WHAT TO PRODUCE.
Copy each line below exactly and leave the pictures out.

MATERIALS PROVIDED.

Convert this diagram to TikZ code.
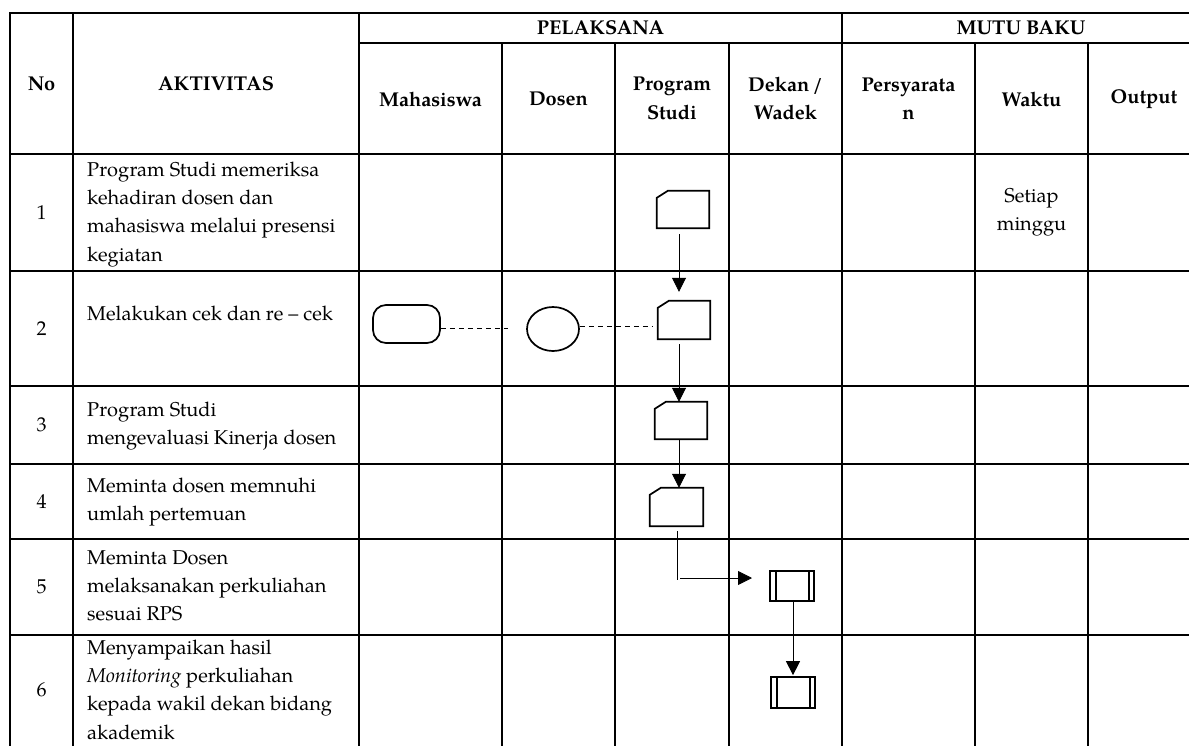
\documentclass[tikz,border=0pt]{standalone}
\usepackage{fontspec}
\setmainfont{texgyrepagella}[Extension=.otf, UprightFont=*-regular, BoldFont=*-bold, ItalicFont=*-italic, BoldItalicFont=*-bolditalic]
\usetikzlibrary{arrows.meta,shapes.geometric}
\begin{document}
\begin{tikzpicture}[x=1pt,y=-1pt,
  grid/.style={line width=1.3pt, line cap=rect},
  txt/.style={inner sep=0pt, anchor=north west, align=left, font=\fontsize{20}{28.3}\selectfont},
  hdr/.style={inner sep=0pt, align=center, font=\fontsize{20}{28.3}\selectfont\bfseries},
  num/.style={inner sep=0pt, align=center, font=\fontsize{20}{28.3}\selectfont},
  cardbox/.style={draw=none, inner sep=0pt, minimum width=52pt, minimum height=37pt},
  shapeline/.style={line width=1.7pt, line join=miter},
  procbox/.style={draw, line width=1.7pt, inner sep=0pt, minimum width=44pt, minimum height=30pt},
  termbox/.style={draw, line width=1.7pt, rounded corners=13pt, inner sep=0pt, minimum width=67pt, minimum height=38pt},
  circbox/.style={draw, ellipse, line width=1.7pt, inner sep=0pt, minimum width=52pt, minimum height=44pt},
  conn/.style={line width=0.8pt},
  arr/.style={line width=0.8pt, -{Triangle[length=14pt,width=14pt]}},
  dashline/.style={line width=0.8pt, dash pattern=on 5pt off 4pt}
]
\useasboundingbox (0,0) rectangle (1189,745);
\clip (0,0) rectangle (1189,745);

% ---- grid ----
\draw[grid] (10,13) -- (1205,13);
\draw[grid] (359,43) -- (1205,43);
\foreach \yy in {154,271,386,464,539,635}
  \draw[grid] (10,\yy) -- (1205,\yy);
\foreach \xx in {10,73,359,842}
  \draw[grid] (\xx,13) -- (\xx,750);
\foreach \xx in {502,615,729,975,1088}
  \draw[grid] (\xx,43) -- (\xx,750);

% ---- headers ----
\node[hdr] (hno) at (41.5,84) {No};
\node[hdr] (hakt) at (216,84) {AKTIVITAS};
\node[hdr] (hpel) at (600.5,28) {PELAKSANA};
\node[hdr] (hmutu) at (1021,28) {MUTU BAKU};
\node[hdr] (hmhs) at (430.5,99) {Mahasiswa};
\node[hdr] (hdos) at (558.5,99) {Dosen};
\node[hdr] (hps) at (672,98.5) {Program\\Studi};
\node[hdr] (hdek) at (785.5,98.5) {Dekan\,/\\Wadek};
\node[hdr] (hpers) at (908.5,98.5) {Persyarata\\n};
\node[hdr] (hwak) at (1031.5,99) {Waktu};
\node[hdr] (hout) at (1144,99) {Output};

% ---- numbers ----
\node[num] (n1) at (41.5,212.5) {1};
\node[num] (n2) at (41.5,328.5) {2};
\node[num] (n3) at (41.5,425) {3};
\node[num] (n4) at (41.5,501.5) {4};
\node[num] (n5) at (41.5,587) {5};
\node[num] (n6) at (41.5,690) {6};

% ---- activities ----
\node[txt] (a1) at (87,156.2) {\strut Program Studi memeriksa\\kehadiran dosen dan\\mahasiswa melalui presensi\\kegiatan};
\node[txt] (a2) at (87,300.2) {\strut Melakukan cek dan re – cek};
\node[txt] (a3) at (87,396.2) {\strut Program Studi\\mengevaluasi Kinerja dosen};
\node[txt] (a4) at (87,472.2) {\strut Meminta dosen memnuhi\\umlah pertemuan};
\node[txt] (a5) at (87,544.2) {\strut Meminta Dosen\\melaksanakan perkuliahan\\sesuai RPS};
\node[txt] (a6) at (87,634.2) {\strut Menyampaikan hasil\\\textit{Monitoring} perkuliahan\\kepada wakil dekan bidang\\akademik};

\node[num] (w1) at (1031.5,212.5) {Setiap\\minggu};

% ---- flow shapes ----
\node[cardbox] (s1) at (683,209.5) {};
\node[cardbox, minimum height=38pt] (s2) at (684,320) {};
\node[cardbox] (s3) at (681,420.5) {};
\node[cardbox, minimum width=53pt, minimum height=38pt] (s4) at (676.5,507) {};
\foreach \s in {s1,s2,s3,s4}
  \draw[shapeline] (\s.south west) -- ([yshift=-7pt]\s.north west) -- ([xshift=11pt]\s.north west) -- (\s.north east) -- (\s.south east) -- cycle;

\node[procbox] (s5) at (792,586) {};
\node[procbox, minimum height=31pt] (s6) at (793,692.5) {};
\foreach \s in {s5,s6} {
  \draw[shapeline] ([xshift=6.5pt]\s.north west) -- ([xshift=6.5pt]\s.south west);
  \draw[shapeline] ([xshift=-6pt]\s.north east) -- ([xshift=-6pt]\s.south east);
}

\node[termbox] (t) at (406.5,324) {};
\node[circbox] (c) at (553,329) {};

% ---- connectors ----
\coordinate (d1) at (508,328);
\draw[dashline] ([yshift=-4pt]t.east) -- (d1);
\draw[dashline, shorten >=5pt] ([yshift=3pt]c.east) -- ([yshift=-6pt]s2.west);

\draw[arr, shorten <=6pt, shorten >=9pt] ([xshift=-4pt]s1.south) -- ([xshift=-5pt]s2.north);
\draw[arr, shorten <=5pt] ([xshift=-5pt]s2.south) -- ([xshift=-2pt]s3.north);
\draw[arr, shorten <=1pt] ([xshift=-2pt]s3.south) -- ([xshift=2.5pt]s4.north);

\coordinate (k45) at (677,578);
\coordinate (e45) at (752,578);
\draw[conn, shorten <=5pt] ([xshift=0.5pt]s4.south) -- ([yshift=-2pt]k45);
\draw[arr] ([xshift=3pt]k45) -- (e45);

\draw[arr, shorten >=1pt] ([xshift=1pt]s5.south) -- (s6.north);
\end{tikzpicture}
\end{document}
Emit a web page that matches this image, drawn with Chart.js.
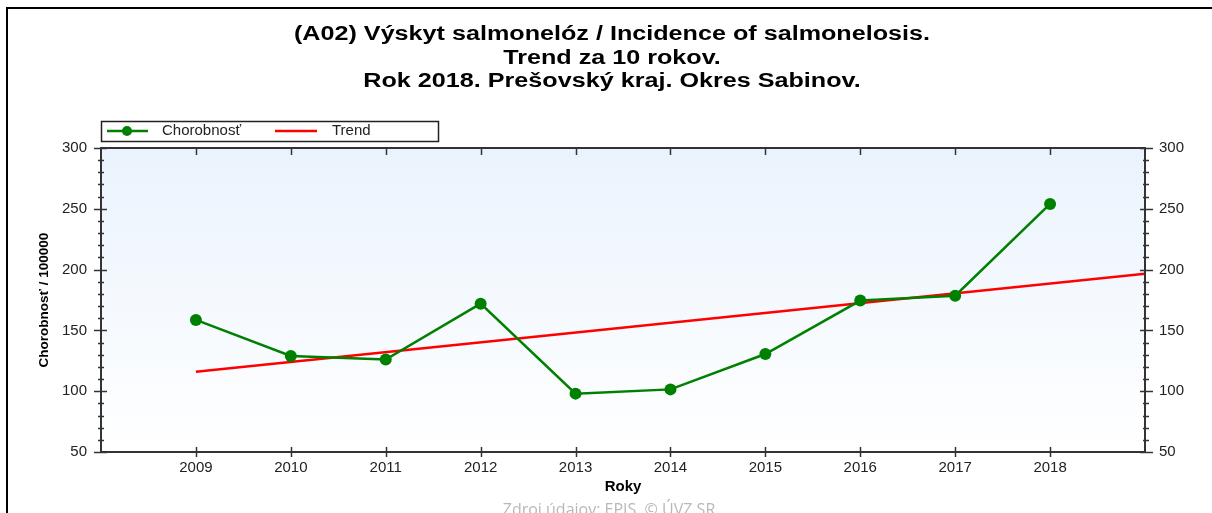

PROBLEM SOLUTION.
Convert this diagram to TikZ code.
\documentclass[tikz,border=0pt]{standalone}
\usepackage{fontspec}
\setmainfont{texgyrepagella}[Extension=.otf, UprightFont=*-regular, BoldFont=*-bold, ItalicFont=*-italic, BoldItalicFont=*-bolditalic]
\usetikzlibrary{arrows.meta,shapes.geometric}
\begin{document}
\begin{tikzpicture}[x=1pt,y=-1pt,
  grid/.style={line width=1.3pt, line cap=rect},
  txt/.style={inner sep=0pt, anchor=north west, align=left, font=\fontsize{20}{28.3}\selectfont},
  hdr/.style={inner sep=0pt, align=center, font=\fontsize{20}{28.3}\selectfont\bfseries},
  num/.style={inner sep=0pt, align=center, font=\fontsize{20}{28.3}\selectfont},
  cardbox/.style={draw=none, inner sep=0pt, minimum width=52pt, minimum height=37pt},
  shapeline/.style={line width=1.7pt, line join=miter},
  procbox/.style={draw, line width=1.7pt, inner sep=0pt, minimum width=44pt, minimum height=30pt},
  termbox/.style={draw, line width=1.7pt, rounded corners=13pt, inner sep=0pt, minimum width=67pt, minimum height=38pt},
  circbox/.style={draw, ellipse, line width=1.7pt, inner sep=0pt, minimum width=52pt, minimum height=44pt},
  conn/.style={line width=0.8pt},
  arr/.style={line width=0.8pt, -{Triangle[length=14pt,width=14pt]}},
  dashline/.style={line width=0.8pt, dash pattern=on 5pt off 4pt}
]
\useasboundingbox (0,0) rectangle (1189,745);
\clip (0,0) rectangle (1189,745);

% ---- grid ----
\draw[grid] (10,13) -- (1205,13);
\draw[grid] (359,43) -- (1205,43);
\foreach \yy in {154,271,386,464,539,635}
  \draw[grid] (10,\yy) -- (1205,\yy);
\foreach \xx in {10,73,359,842}
  \draw[grid] (\xx,13) -- (\xx,750);
\foreach \xx in {502,615,729,975,1088}
  \draw[grid] (\xx,43) -- (\xx,750);

% ---- headers ----
\node[hdr] (hno) at (41.5,84) {No};
\node[hdr] (hakt) at (216,84) {AKTIVITAS};
\node[hdr] (hpel) at (600.5,28) {PELAKSANA};
\node[hdr] (hmutu) at (1021,28) {MUTU BAKU};
\node[hdr] (hmhs) at (430.5,99) {Mahasiswa};
\node[hdr] (hdos) at (558.5,99) {Dosen};
\node[hdr] (hps) at (672,98.5) {Program\\Studi};
\node[hdr] (hdek) at (785.5,98.5) {Dekan\,/\\Wadek};
\node[hdr] (hpers) at (908.5,98.5) {Persyarata\\n};
\node[hdr] (hwak) at (1031.5,99) {Waktu};
\node[hdr] (hout) at (1144,99) {Output};

% ---- numbers ----
\node[num] (n1) at (41.5,212.5) {1};
\node[num] (n2) at (41.5,328.5) {2};
\node[num] (n3) at (41.5,425) {3};
\node[num] (n4) at (41.5,501.5) {4};
\node[num] (n5) at (41.5,587) {5};
\node[num] (n6) at (41.5,690) {6};

% ---- activities ----
\node[txt] (a1) at (87,156.2) {\strut Program Studi memeriksa\\kehadiran dosen dan\\mahasiswa melalui presensi\\kegiatan};
\node[txt] (a2) at (87,300.2) {\strut Melakukan cek dan re – cek};
\node[txt] (a3) at (87,396.2) {\strut Program Studi\\mengevaluasi Kinerja dosen};
\node[txt] (a4) at (87,472.2) {\strut Meminta dosen memnuhi\\umlah pertemuan};
\node[txt] (a5) at (87,544.2) {\strut Meminta Dosen\\melaksanakan perkuliahan\\sesuai RPS};
\node[txt] (a6) at (87,634.2) {\strut Menyampaikan hasil\\\textit{Monitoring} perkuliahan\\kepada wakil dekan bidang\\akademik};

\node[num] (w1) at (1031.5,212.5) {Setiap\\minggu};

% ---- flow shapes ----
\node[cardbox] (s1) at (683,209.5) {};
\node[cardbox, minimum height=38pt] (s2) at (684,320) {};
\node[cardbox] (s3) at (681,420.5) {};
\node[cardbox, minimum width=53pt, minimum height=38pt] (s4) at (676.5,507) {};
\foreach \s in {s1,s2,s3,s4}
  \draw[shapeline] (\s.south west) -- ([yshift=-7pt]\s.north west) -- ([xshift=11pt]\s.north west) -- (\s.north east) -- (\s.south east) -- cycle;

\node[procbox] (s5) at (792,586) {};
\node[procbox, minimum height=31pt] (s6) at (793,692.5) {};
\foreach \s in {s5,s6} {
  \draw[shapeline] ([xshift=6.5pt]\s.north west) -- ([xshift=6.5pt]\s.south west);
  \draw[shapeline] ([xshift=-6pt]\s.north east) -- ([xshift=-6pt]\s.south east);
}

\node[termbox] (t) at (406.5,324) {};
\node[circbox] (c) at (553,329) {};

% ---- connectors ----
\coordinate (d1) at (508,328);
\draw[dashline] ([yshift=-4pt]t.east) -- (d1);
\draw[dashline, shorten >=5pt] ([yshift=3pt]c.east) -- ([yshift=-6pt]s2.west);

\draw[arr, shorten <=6pt, shorten >=9pt] ([xshift=-4pt]s1.south) -- ([xshift=-5pt]s2.north);
\draw[arr, shorten <=5pt] ([xshift=-5pt]s2.south) -- ([xshift=-2pt]s3.north);
\draw[arr, shorten <=1pt] ([xshift=-2pt]s3.south) -- ([xshift=2.5pt]s4.north);

\coordinate (k45) at (677,578);
\coordinate (e45) at (752,578);
\draw[conn, shorten <=5pt] ([xshift=0.5pt]s4.south) -- ([yshift=-2pt]k45);
\draw[arr] ([xshift=3pt]k45) -- (e45);

\draw[arr, shorten >=1pt] ([xshift=1pt]s5.south) -- (s6.north);
\end{tikzpicture}
\end{document}
Emit a web page that matches this image, drawn with Chart.js.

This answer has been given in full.